What could be done about this?

  • Use a different scheduler. The greedy scheduler is useful when you have longer-running tasks (milliseconds or longer), where the runtime per element varies.
  • Maybe the scheduler itself could stop allocating? No idea if this is feasible
  • The channel could be buffered to reduce the amount of waiting by the workers. However, buffering was explicitly disabled - I have no idea why.
1 Like

Maybe try doing more work per iteration by chunking (e.g. using ChunkSplitters.jl), and/or increase the problem size? In general, it becomes easier to parallelize things as the computation time increases, because then the overhead tends to matter less.

1 Like

IMO the overhead is unnecessarily large - I made an issue and a PR: Reduce `@threads :greedy` overhead by buffering channel · Issue #59514 · JuliaLang/julia · GitHub

Five microseconds per element overhead is unacceptably slow in my opinion. This is the kind of time it ought to take to spawn an entirely new task per element.

3 Likes

I suggest using OhMyThreads.jl which makes it very easy to play around with schedulers, chunking, chunksize etc.

using Base.Threads

import OhMyThreads

function crt(x, y, z)
    M = BigInt(2)^3000 + 3
    Threads.@threads :greedy for i in 1:length(x)
        Base.GMP.MPZ.mul!(x[i], y[i], z[i])
        Base.GMP.MPZ.fdiv_q!(x[i], z[i])
        Base.GMP.MPZ.fdiv_r!(x[i], M)
    end
    return
end

function crt2(x, y, z, s)
    OhMyThreads.@tasks for i in 1:length(x)
        OhMyThreads.@local M = BigInt(2)^3000 + 3
        OhMyThreads.@set scheduler = s
        Base.GMP.MPZ.mul!(x[i], y[i], z[i])
        Base.GMP.MPZ.fdiv_q!(x[i], z[i])
        Base.GMP.MPZ.fdiv_r!(x[i], M)
    end
    return
end

M = 256 * 256
x = [BigInt() for _ in 1:M]
y = [rand(1:(BigInt(2)^3000)) for _ in 1:M]
z = [rand(1:(BigInt(2)^3000)) for _ in 1:M]

crt(x, y, z)
@time crt(x, y, z)

s = OhMyThreads.GreedyScheduler()
crt2(x, y, z, s)
@time crt2(x, y, z, s)

s = OhMyThreads.GreedyScheduler(; split = OhMyThreads.Consecutive(), chunking = true)
crt2(x, y, z, s)
@time crt2(x, y, z, s)

$ julia --threads=1 crt.jl
  1.693188 seconds (65.07 k allocations: 1019.406 KiB)
  0.130777 seconds (65.62 k allocations: 2.933 MiB)
  0.126363 seconds (44 allocations: 2.719 KiB)
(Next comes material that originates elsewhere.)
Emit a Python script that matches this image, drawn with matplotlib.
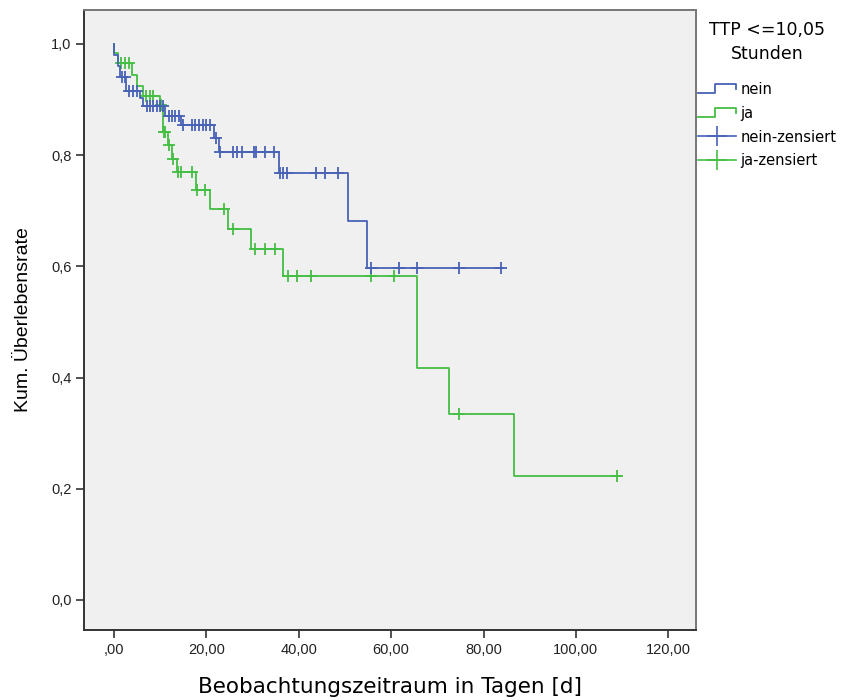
import numpy as np
import matplotlib
matplotlib.use("Agg")
import matplotlib.pyplot as plt
from matplotlib.lines import Line2D
from matplotlib.legend_handler import HandlerBase

# ==============
# Daten
# ==============
# Gruppe "nein": Ereigniszeiten [d] und Überlebensrate nach dem Ereignis
nein_times = [0.0, 0.1, 0.8, 1.3, 2.7, 5.6, 6.2, 11.0, 14.6, 21.6, 22.7, 35.8, 50.6, 54.7]
nein_surv = [1.0, 0.980, 0.960, 0.941, 0.915, 0.902, 0.888, 0.871, 0.854, 0.830, 0.806, 0.767, 0.682, 0.597]
nein_end = 84.3
nein_censored = [1.7, 2.4, 3.3, 4.2, 5.0, 7.1, 7.8, 8.5, 9.2, 9.9, 10.6,
                 11.8, 12.5, 13.2, 14.0, 15.0, 16.8, 17.6, 18.4, 19.2, 20.0, 20.8,
                 22.0, 23.0, 25.8, 26.7, 27.6, 30.2, 30.8, 32.7, 34.6,
                 35.9, 36.5, 37.5, 43.7, 45.7, 48.4,
                 55.6, 61.7, 65.7, 74.6, 83.8]

# Gruppe "ja"
ja_times = [0.0, 0.1, 0.8, 3.8, 4.9, 6.2, 9.9, 10.7, 11.6, 12.6, 13.7, 17.7, 20.8,
            24.7, 29.7, 36.6, 65.6, 72.6, 86.6]
ja_surv = [1.0, 0.983, 0.965, 0.944, 0.924, 0.907, 0.891, 0.841, 0.818, 0.793, 0.769,
           0.737, 0.704, 0.668, 0.632, 0.583, 0.417, 0.334, 0.223]
ja_end = 109.5
ja_censored = [1.6, 2.4, 3.2, 6.9, 7.8, 8.5, 10.2, 10.8, 11.1, 11.9, 12.7,
               13.9, 14.6, 16.8, 17.9, 19.8, 23.8, 25.7, 30.6, 32.7, 34.8,
               37.7, 39.7, 42.6, 55.7, 60.7, 74.6, 108.9]

x_ticks = [0, 20, 40, 60, 80, 100, 120]
x_tick_labels = [",00", "20,00", "40,00", "60,00", "80,00", "100,00", "120,00"]
y_ticks = [0.0, 0.2, 0.4, 0.6, 0.8, 1.0]
y_tick_labels = ["0,0", "0,2", "0,4", "0,6", "0,8", "1,0"]

BLUE = "#4862b6"
GREEN = "#44bf44"


def surv_at(times, surv, t):
    # Wert der Treppenfunktion zum Zeitpunkt t
    idx = np.searchsorted(times, t, side="right") - 1
    return np.asarray(surv)[idx]


class StepHandler(HandlerBase):
    def create_artists(self, legend, orig_handle, xdescent, ydescent,
                       width, height, fontsize, trans):
        x0 = -xdescent
        y0 = -ydescent
        xs = [x0, x0 + 0.45 * width, x0 + 0.45 * width, x0 + width, x0 + width]
        ys = [y0 + 0.1 * height, y0 + 0.1 * height, y0 + 0.95 * height,
              y0 + 0.95 * height, y0 + 0.45 * height]
        line = Line2D(xs, ys, color=orig_handle.get_color(), lw=1.3, transform=trans)
        return [line]


def main():
    fig = plt.figure(figsize=(8.5, 7), dpi=100)
    ax = fig.add_axes([84 / 850, 70 / 700, 612 / 850, 620 / 700])
    ax.set_facecolor("#f0f0f0")

    # ==============
    # Kaplan-Meier-Kurven
    # ==============
    for times, surv, end, cens, color in [
        (ja_times, ja_surv, ja_end, ja_censored, GREEN),
        (nein_times, nein_surv, nein_end, nein_censored, BLUE),
    ]:
        xs = list(times) + [end]
        ys = list(surv) + [surv[-1]]
        ax.step(xs, ys, where="post", color=color, lw=1.3)
        cy = [surv_at(times, surv, t) for t in cens]
        ax.plot(cens, cy, ls="none", marker="+", ms=9, mew=1.3, color=color)

    ax.set_xlim(-6.5, 126)
    ax.set_ylim(-0.054, 1.061)
    ax.set_xticks(x_ticks)
    ax.set_xticklabels(x_tick_labels, fontfamily="Liberation Sans", fontsize=10.5, color="#222222")
    ax.set_yticks(y_ticks)
    ax.set_yticklabels(y_tick_labels, fontfamily="Liberation Sans", fontsize=10.5, color="#222222")
    ax.tick_params(direction="out", length=6, width=1.2, color="#333333", pad=3)

    for side in ["left", "bottom"]:
        ax.spines[side].set_color("#333333")
        ax.spines[side].set_linewidth(1.4)
    for side in ["top", "right"]:
        ax.spines[side].set_color("#777777")
        ax.spines[side].set_linewidth(1.4)

    ax.set_ylabel("Kum. Überlebensrate", fontfamily="Liberation Sans", fontsize=14, labelpad=14)
    ax.set_xlabel("Beobachtungszeitraum in Tagen [d]", fontfamily="DejaVu Sans", fontsize=15.5, labelpad=15)

    # ==============
    # Legende
    # ==============
    h_nein = Line2D([], [], color=BLUE)
    h_ja = Line2D([], [], color=GREEN)
    h_nein_c = Line2D([], [], color=BLUE, marker="+", ms=14, mew=1.2, lw=1.2)
    h_ja_c = Line2D([], [], color=GREEN, marker="+", ms=14, mew=1.2, lw=1.2)
    leg = ax.legend(
        [h_nein, h_ja, h_nein_c, h_ja_c],
        ["nein", "ja", "nein-zensiert", "ja-zensiert"],
        handler_map={h_nein: StepHandler(), h_ja: StepHandler()},
        loc="upper left",
        bbox_to_anchor=(698 / 850, 1 - 21 / 700),
        bbox_transform=fig.transFigure,
        frameon=False,
        title="TTP <=10,05\nStunden",
        prop={"family": "DejaVu Sans", "size": 10.5},
        handlelength=2.6,
        handletextpad=0.3,
        labelspacing=0.6,
        borderpad=0,
        borderaxespad=0,
    )
    leg.get_title().set_fontfamily("DejaVu Sans")
    leg.get_title().set_fontsize(12.5)
    leg.get_title().set_linespacing(1.4)
    leg.get_title().set_multialignment("center")
    leg._legend_box.sep = 14

    fig.savefig("out.png", dpi=100)
    plt.close(fig)


if __name__ == "__main__":
    main()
$ julia --threads=4 crt.jl
  0.123298 seconds (65.12 k allocations: 1022.672 KiB, 20151 lock conflicts)
  0.037692 seconds (65.65 k allocations: 1.375 MiB, 4050 lock conflicts)
  0.032612 seconds (92 allocations: 8.086 KiB)
2 Likes

Thank you for the explanations and the suggestions! Now I understand the issue.